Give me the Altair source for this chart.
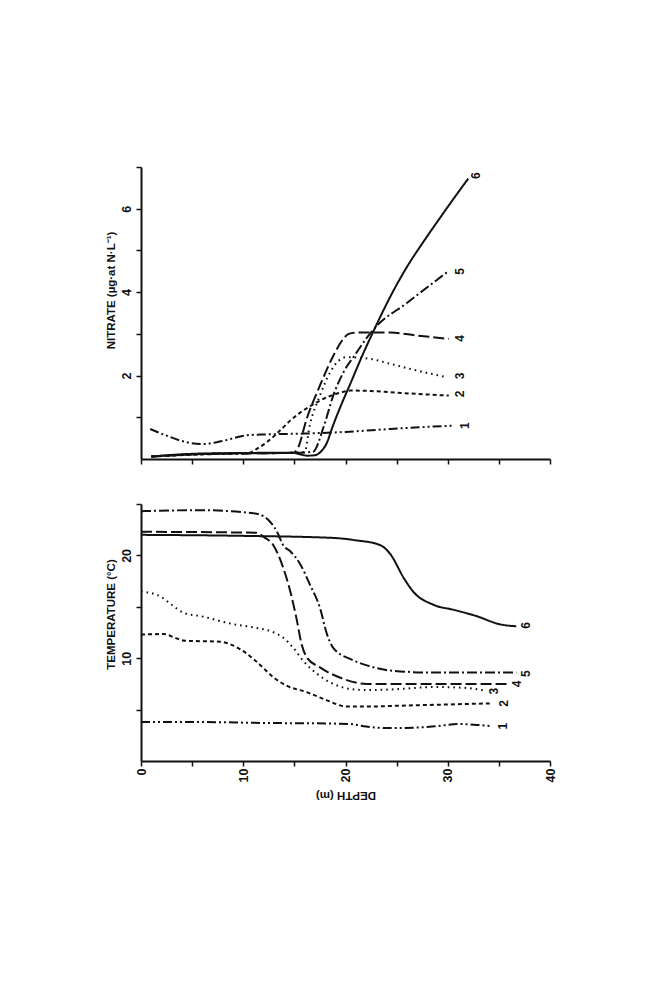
"""Nitrate and temperature profiles against depth, drawn turned on its side like the scan"""

import altair as alt
import pandas as pd

PLOT_WIDTH = 409
FONT = "Liberation Sans"
INK = "#111111"

CURVES = ["1", "2", "3", "4", "5", "6"]
DASHES = [[9, 3, 2, 3, 2, 3], [4, 3], [1.6, 4], [11, 4], [10, 3, 2, 3], [1, 0]]

# nitrate (ug-at N/L) against depth (m)
n1_depth = [0.9, 2.5, 4.5, 6.1, 8.1, 10.4, 12.3, 16.0, 20.0, 24.4, 28.0, 30.6]
n1_value = [0.72, 0.56, 0.40, 0.36, 0.44, 0.57, 0.59, 0.61, 0.65, 0.72, 0.77, 0.80]
n2_depth = [1.0, 6.0, 10.4, 11.5, 12.3, 13.5, 14.6, 15.5, 16.5, 17.5, 18.5, 19.5, 20.5, 22.5, 24.4, 27.0, 30.1]
n2_value = [0.06, 0.11, 0.14, 0.27, 0.40, 0.66, 0.92, 1.10, 1.26, 1.40, 1.51, 1.59, 1.64, 1.63, 1.60, 1.56, 1.52]
n3_depth = [1.0, 6.0, 14.9, 16.0, 16.5, 17.5, 18.5, 19.3, 20.1, 22.4, 24.4, 27.0, 29.9]
n3_value = [0.06, 0.12, 0.15, 0.17, 0.80, 1.52, 2.08, 2.35, 2.44, 2.40, 2.28, 2.12, 1.96]
n4_depth = [1.0, 6.0, 14.9, 15.3, 16.2, 17.5, 18.8, 19.7, 20.3, 21.0, 24.4, 27.0, 30.1]
n4_value = [0.06, 0.12, 0.15, 0.24, 0.96, 1.76, 2.47, 2.85, 3.00, 3.03, 3.03, 2.96, 2.88]
n5_depth = [1.0, 6.0, 14.9, 16.8, 17.9, 18.8, 19.8, 21.0, 22.0, 22.9, 26.0, 30.1]
n5_value = [0.06, 0.12, 0.15, 0.17, 0.80, 1.52, 2.08, 2.52, 2.88, 3.15, 3.74, 4.51]
n6_depth = [1.1, 5.8, 14.9, 15.6, 16.3, 17.0, 17.6, 18.2, 18.7, 19.5, 20.5, 21.5, 22.9, 23.7, 24.7, 26.0, 27.6, 29.3, 30.6, 32.0]
n6_value = [0.06, 0.13, 0.15, 0.11, 0.08, 0.09, 0.18, 0.40, 0.75, 1.25, 1.82, 2.40, 3.15, 3.56, 4.04, 4.60, 5.20, 5.80, 6.25, 6.72]

# temperature (deg C) against depth (m)
t1_depth = [0, 5, 12, 18, 20.5, 22, 24.5, 27, 29, 31, 33, 34.2]
t1_value = [3.8, 3.8, 3.7, 3.65, 3.6, 3.35, 3.2, 3.25, 3.4, 3.6, 3.5, 3.4]
t2_depth = [0, 2.2, 3.3, 4.3, 7.8, 9.1, 10.4, 11.7, 13.0, 14.3, 16.2, 18.2, 20.1, 22.1, 26.0, 30.0, 34.1]
t2_value = [12.3, 12.35, 12.0, 11.7, 11.6, 11.2, 10.4, 9.3, 8.1, 7.3, 6.7, 5.9, 5.3, 5.3, 5.4, 5.5, 5.6]
t3_depth = [0, 1.9, 3.0, 4.2, 5.8, 9.1, 11.0, 13.0, 13.9, 14.9, 15.9, 17.2, 18.8, 20.5, 22.1, 25.3, 28.6, 31.9, 33.8]
t3_value = [16.5, 16.0, 15.2, 14.4, 14.1, 13.3, 13.0, 12.5, 12.0, 11.0, 9.7, 8.5, 7.5, 7.0, 6.9, 7.0, 7.2, 7.1, 6.8]
t4_depth = [0, 11.3, 12.0, 13.0, 13.8, 14.6, 15.2, 15.7, 16.2, 17.5, 19.5, 22.1, 25.3, 30.0, 35.8]
t4_value = [22.3, 22.2, 21.8, 20.9, 19.1, 16.5, 13.9, 11.4, 10.1, 9.1, 8.1, 7.5, 7.5, 7.5, 7.5]
t5_depth = [0, 5.8, 11.0, 12.0, 12.6, 13.3, 13.9, 14.6, 15.6, 16.5, 17.5, 18.2, 18.8, 20.5, 22.1, 24.4, 28.6, 36.7]
t5_value = [24.3, 24.4, 24.1, 23.8, 23.3, 22.3, 21.0, 20.4, 19.1, 17.2, 14.9, 12.3, 11.0, 9.9, 9.3, 8.8, 8.6, 8.6]
t6_depth = [0, 10.0, 18.8, 20.8, 23.4, 24.4, 25.7, 26.6, 28.6, 30.6, 32.8, 35.1, 36.7]
t6_value = [22.0, 21.9, 21.7, 21.5, 21.0, 20.1, 17.8, 16.5, 15.2, 14.7, 14.1, 13.3, 13.1]

# where the curve numbers sit, in data units
n_label_depth = [31.7, 31.2, 31.2, 31.2, 31.2, 32.8]
n_label_value = [0.80, 1.56, 1.99, 2.89, 4.50, 6.79]
t_label_depth = [35.4, 35.5, 34.5, 36.8, 37.7, 37.7]
t_label_value = [3.4, 5.6, 6.8, 7.5, 8.5, 13.2]


def long_frame(depths, values):
    rows = []
    for name, d_list, v_list in zip(CURVES, depths, values):
        for order, (d, v) in enumerate(zip(d_list, v_list)):
            rows.append({"curve": name, "depth": d, "value": v, "order": order})
    return pd.DataFrame(rows)


def panel(data, labels, y_domain, y_ticks, label_every, y_title, title_y, height, show_depth):
    depth_axis = alt.Axis(
        values=list(range(0, 41, 5)),
        labels=show_depth,
        labelAngle=270,
        labelPadding=2,
        labelExpr="datum.value % 10 == 0 ? datum.label : ''",
        titleAngle=180,
        titleBaseline="bottom",
        titlePadding=8,
    )
    value_axis = alt.Axis(
        values=y_ticks,
        labelAngle=270,
        labelPadding=3,
        labelExpr=f"datum.value % {label_every} == 0 ? datum.label : ''",
        titlePadding=4,
        titleY=title_y,
    )
    x = alt.X("depth:Q", scale=alt.Scale(domain=[0, 40], nice=False), axis=depth_axis)
    x = x.title("DEPTH  (m)" if show_depth else None)
    y = alt.Y("value:Q", scale=alt.Scale(domain=y_domain, nice=False), axis=value_axis).title(y_title)

    lines = (
        alt.Chart(data)
        .mark_line(color=INK, strokeWidth=2, interpolate="monotone")
        .encode(
            x=x,
            y=y,
            strokeDash=alt.StrokeDash(
                "curve:N", scale=alt.Scale(domain=CURVES, range=DASHES), legend=None
            ),
            order="order:Q",
        )
    )
    numbers = (
        alt.Chart(labels)
        .mark_text(angle=270, font=FONT, fontSize=12, fontWeight="bold", color=INK)
        .encode(x="depth:Q", y="value:Q", text="curve:N")
    )
    return (lines + numbers).properties(width=PLOT_WIDTH, height=height)


nitrate = long_frame(
    [n1_depth, n2_depth, n3_depth, n4_depth, n5_depth, n6_depth],
    [n1_value, n2_value, n3_value, n4_value, n5_value, n6_value],
)
temperature = long_frame(
    [t1_depth, t2_depth, t3_depth, t4_depth, t5_depth, t6_depth],
    [t1_value, t2_value, t3_value, t4_value, t5_value, t6_value],
)
nitrate_labels = pd.DataFrame({"curve": CURVES, "depth": n_label_depth, "value": n_label_value})
temperature_labels = pd.DataFrame({"curve": CURVES, "depth": t_label_depth, "value": t_label_value})

upper = panel(
    nitrate, nitrate_labels, [0, 7], [1, 2, 3, 4, 5, 6, 7], 2,
    "NITRATE (µg·at N·L⁻¹)", 123, 292, False,
)
lower = panel(
    temperature, temperature_labels, [0, 25], [5, 10, 15, 20, 25], 10,
    "TEMPERATURE (°C)", 110, 257, True,
)

chart = (
    alt.vconcat(upper, lower, spacing=38)
    .properties(padding={"left": 96, "top": 158, "right": 10, "bottom": 10})
    .configure_view(stroke=None)
    .configure_axis(
        grid=False,
        domainColor=INK,
        domainWidth=2,
        tickColor=INK,
        tickWidth=1.5,
        tickSize=5,
        labelFont=FONT,
        labelFontSize=12.5,
        labelFontWeight="bold",
        labelColor=INK,
        titleFont=FONT,
        titleFontSize=11.5,
        titleFontWeight="bold",
        titleColor=INK,
    )
)

chart.save("out.html", embed_options={"renderer": "svg", "actions": False})
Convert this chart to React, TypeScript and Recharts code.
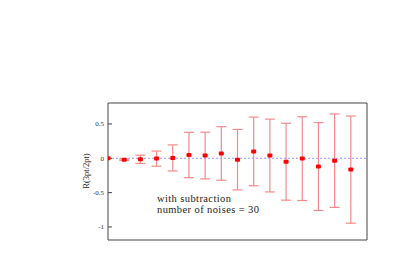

-*-*-

TASK GOAL: Show all lines above holding "this".

ANSWER IN FULL:
Give me the Altair source for this chart.
Convert this chart to React, TypeScript and Recharts code.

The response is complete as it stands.